Depending on age, adults require six to eight hours of sleep each night. Getting less than that can cause sleep deprivation that negatively affects our ability to function the next day. Prolonged sleep deprivation leads to a breakdown in bodily and cognitive functions. As we age, the effects of chronic sleep deprivation compound and cause a host of issues.
Many studies have linked insufficient sleep with weight gain. Even babies that sleep poorly are more likely to develop obesity in later childhood.
The body requires deep sleep to control blood sugars. Sleeping fewer than five hours nightly is associated with Type 2 diabetes, which can be reversed simply by increasing nightly sleep.
High Blood Pressure and Heart Disease
There is growing evidence of a causal connection between insufficient sleep and a host of heart issues, including stroke and coronary artery disease.

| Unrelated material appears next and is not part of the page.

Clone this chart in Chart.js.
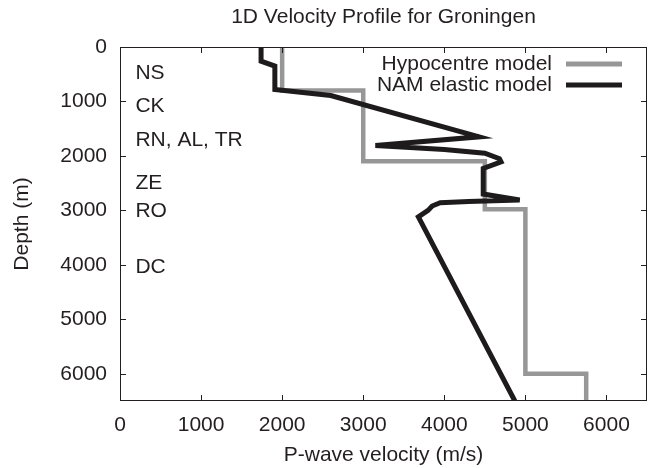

Our immune systems need to recharge nightly for the daily fight against invaders, so it is no surprise that a lack of sleep reduces the body’s ability to fend off infections. In one recent study, individuals who regularly received long, restful sleep were three times less likely to come down with the common cold than those who had just a little less sleep.
Chronic sleep deprivation results in an overall reduction in physical health.
Because sleep helps us feel better physically and process the stresses of ordinary life, going without restorative slumber can have serious negative effects over the long run. People with insomnia are five times more likely to suffer depression, which can interfere with sleep in a vicious cycle. Depression is often treated by addressing sleep issues.
Many famous accidents — Three Mile Island nuclear meltdown, Exxon Valdez oil spill, numerous medical mistakes — are at least partly attributed to sleep deprivation in the individuals responsible. Because sleep helps our brains categorize and store information, learning and remembering depend on restful sleep.
A Litany of Other Health Issues
Lacking sleep, our bodies release the stress hormone cortisol, which ages our skin. You’re most familiar with that in the form of bags under the eyes. Sleep deprivation also interferes with our sex drive, which is already declining as we age.
Length of Life
Multiple studies show that people who sleep an average of five hours or fewer die 10-12 years earlier than those who get the recommended minimum of six hours.
Most of these issues add up over our time, causing the chronically sleep-impaired among us to look and feel old earlier in life. Much of the physical and mental breakdown we experience as seniors comes from a lifetime of trading sleep for an extra hour of activity.